On Twitter he posts pictures from major sports events he is at, like the much-hyped boxing bout between Carl Froch and George Groves in May. ("What a knockout it was! Eighth round, you see it? What a punch! What a punch, that punch... that punch.") He turned a particularly interesting portion of the discussion, about the leadership styles that have influenced him, into a bout of casual first-name dropping of Bernie and Peter (Ecclestone and Ueberroth, the head of Formula One and a former commissioner of Major League Baseball respectively). All this is to say, Modi still matters.

Nagraj asked him as politely as he could an impolite question: why is any of this profile-maintenance important to anyone? Briefly the scene became awkward. "Why is it important for you?" Modi snapped back, and his response was not a response but Don King hype. "Because I'm probably gonna break some story about it the next day. I do it for a particular reason because I'll probably break some story about it sooner or later. It is as a teaser, everything is a teaser. Or I'm just enjoying the game and that's it."

Is Modi relevant still? Well, for whatever it is worth he is still the only figure of any significance fighting Srinivasan and the Big Three.
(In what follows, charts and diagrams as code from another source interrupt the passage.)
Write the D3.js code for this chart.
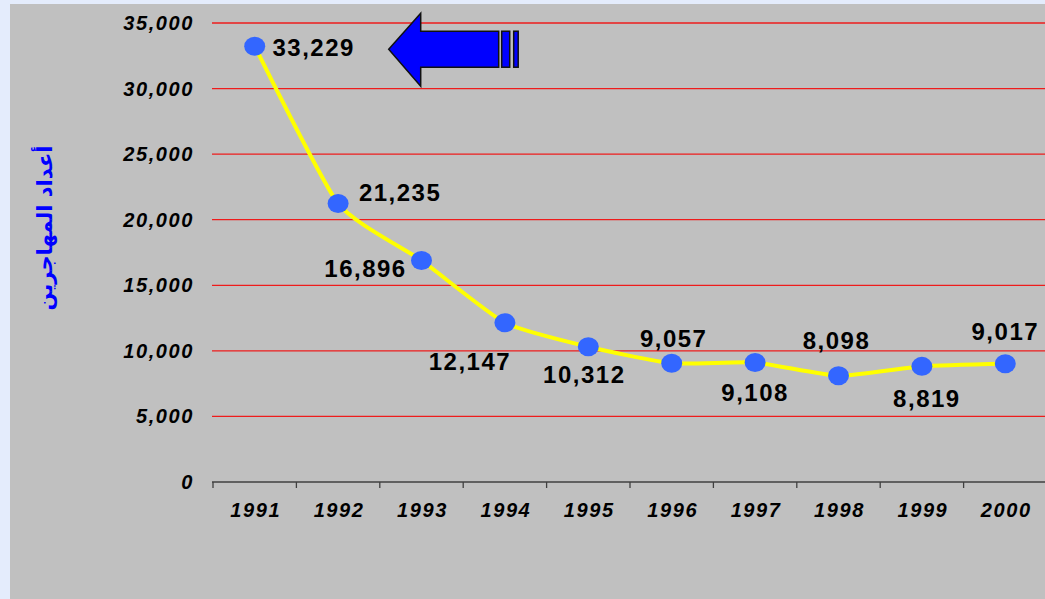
<!DOCTYPE html>
<html>
<head>
<meta charset="utf-8">
<script src="https://cdn.jsdelivr.net/npm/d3@7"></script>
<style>
  html, body { margin: 0; padding: 0; background: #e4ecfc; }
  svg { display: block; }
  .tick-label { font-family: "Liberation Sans", Arial, sans-serif; font-weight: bold; font-style: italic; font-size: 20px; letter-spacing: 1.6px; fill: #000; }
  .val-label { font-family: "Liberation Sans", Arial, sans-serif; font-weight: bold; font-size: 24px; letter-spacing: 1.5px; fill: #000; }
  .y-title { font-family: "DejaVu Sans", "Noto Sans", sans-serif; font-weight: bold; font-size: 21px; fill: #0000ff; }
</style>
</head>
<body>
<svg id="chart" width="1045" height="599"></svg>
<script>
 // data
 const years = ['1991', '1992', '1993', '1994', '1995', '1996', '1997', '1998', '1999', '2000'];
 const migrants = [33229, 21235, 16896, 12147, 10312, 9057, 9108, 8098, 8819, 9017];
 const yTicks = [0, 5000, 10000, 15000, 20000, 25000, 30000, 35000];
 const yTitle = 'أعداد المهاجرين';

 // label nudges [dx, dy] from each point (text centre)
 const labelOffsets = [
   [59, 1], [62, -12], [-56, 8], [-35, 38], [-4, 27],
   [2, -25], [0, 29], [-2, -36], [5, 32], [0, -33]
 ];

 const svg = d3.select('#chart');
 const W = 1045, H = 599;

 // grey plot panel
 svg.append('rect')
    .attr('x', 10).attr('y', 4)
    .attr('width', W - 10).attr('height', H - 4)
    .attr('fill', '#c0c0c0');

 const x = d3.scaleBand().domain(years).range([213, 1047]).padding(0);
 const y = d3.scaleLinear().domain([0, 35000]).range([482, 23]);
 const cx = d => x(d) + x.bandwidth() / 2;

 // grid lines
 svg.append('g')
    .selectAll('line')
    .data(yTicks.filter(t => t > 0))
    .join('line')
    .attr('x1', 212).attr('x2', W)
    .attr('y1', d => y(d)).attr('y2', d => y(d))
    .attr('stroke', '#ee1c1c')
    .attr('stroke-width', 1.3);

 // y tick labels
 const fmt = d3.format(',');
 svg.append('g')
    .selectAll('text')
    .data(yTicks)
    .join('text')
    .attr('class', 'tick-label')
    .attr('x', 194)
    .attr('y', d => y(d) + 7)
    .attr('text-anchor', 'end')
    .text(d => fmt(d));

 // x axis
 const xAxis = svg.append('g');
 xAxis.append('line')
      .attr('x1', 212).attr('x2', W)
      .attr('y1', y(0)).attr('y2', y(0))
      .attr('stroke', '#404040').attr('stroke-width', 1.5);
 xAxis.selectAll('.tk')
      .data(years)
      .join('line')
      .attr('class', 'tk')
      .attr('x1', d => x(d)).attr('x2', d => x(d))
      .attr('y1', y(0)).attr('y2', y(0) + 6)
      .attr('stroke', '#404040').attr('stroke-width', 1.3);
 xAxis.selectAll('text')
      .data(years)
      .join('text')
      .attr('class', 'tick-label')
      .attr('x', d => cx(d) + 1)
      .attr('y', y(0) + 35)
      .attr('text-anchor', 'middle')
      .text(d => d);

 // y title
 svg.append('text')
    .attr('class', 'y-title')
    .attr('transform', 'translate(52,' + 228 + ') rotate(-90)')
    .attr('text-anchor', 'middle')
    .text(yTitle);

 // smoothed line
 const pts = years.map((yr, i) => [cx(yr), y(migrants[i])]);
 svg.append('path')
    .attr('d', d3.line().curve(d3.curveCardinal.tension(0.45))(pts))
    .attr('fill', 'none')
    .attr('stroke', '#ffff00')
    .attr('stroke-width', 4);

 // markers
 svg.append('g')
    .selectAll('ellipse')
    .data(pts)
    .join('ellipse')
    .attr('cx', d => d[0]).attr('cy', d => d[1])
    .attr('rx', 10.5).attr('ry', 9.5)
    .attr('fill', '#3366ff');

 // value labels
 svg.append('g')
    .selectAll('text')
    .data(pts)
    .join('text')
    .attr('class', 'val-label')
    .attr('x', (d, i) => d[0] + labelOffsets[i][0])
    .attr('y', (d, i) => d[1] + labelOffsets[i][1] + 9)
    .attr('text-anchor', 'middle')
    .text((d, i) => fmt(migrants[i]));

 // arrow pointing at the first value
 const ax = pts[0][0] + 134, ay = pts[0][1] + 3;
 const arrow = svg.append('g')
    .attr('transform', 'translate(' + ax + ',' + ay + ')')
    .attr('fill', '#0000ff')
    .attr('stroke', '#111')
    .attr('stroke-width', 1.5);
 arrow.append('path')
      .attr('d', 'M0,0 L32,-36 L32,-18 L110,-18 L110,18 L32,18 L32,37 Z');
 arrow.append('rect').attr('x', 113).attr('y', -18).attr('width', 8).attr('height', 36);
 arrow.append('rect').attr('x', 125).attr('y', -18).attr('width', 4.5).attr('height', 36);
</script>
</body>
</html>
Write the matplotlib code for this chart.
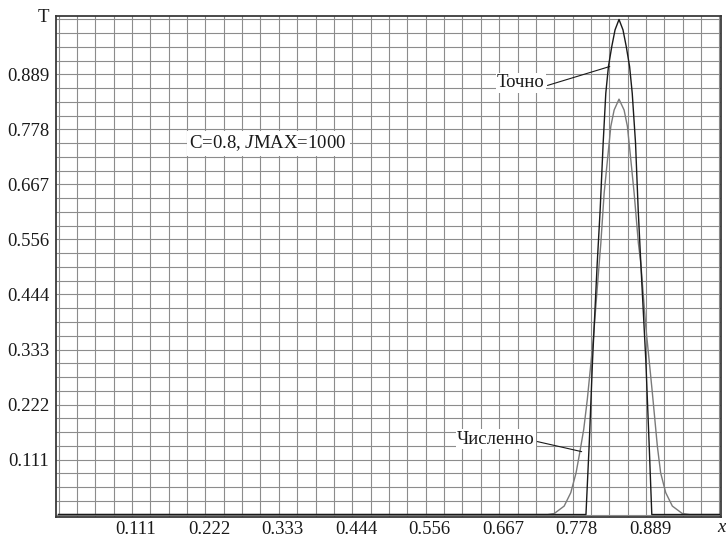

If you think a countering force to those powers is necessary, then you believe in his relevance. Does it matter that it says more about the depths to which cricket administration has sunk that it can be occasionally outmanoeuvred by a man in London on Twitter? And that it has turned Modi, of all people, into an anti-establishment, whistle-blowing renegade?

This is why it is a Pakistani kind of exile. London has long been the preferred haunt for the country's exiled politicians. They have all luxuriated there, before returning to find themselves still relevant in Pakistan. It feels right and only mildly surprising to discover that Shaukat Aziz, a former Pakistan prime minister, has a house across the road (you can see it from Modi's window). Aziz is not exactly in exile right now, but let's just say he's not likely to be garlanded and welcomed back by any Pakistani government anytime soon. Modi attended the India-Pakistan Champions Trophy match last year with him. They are, he boasted, best friends.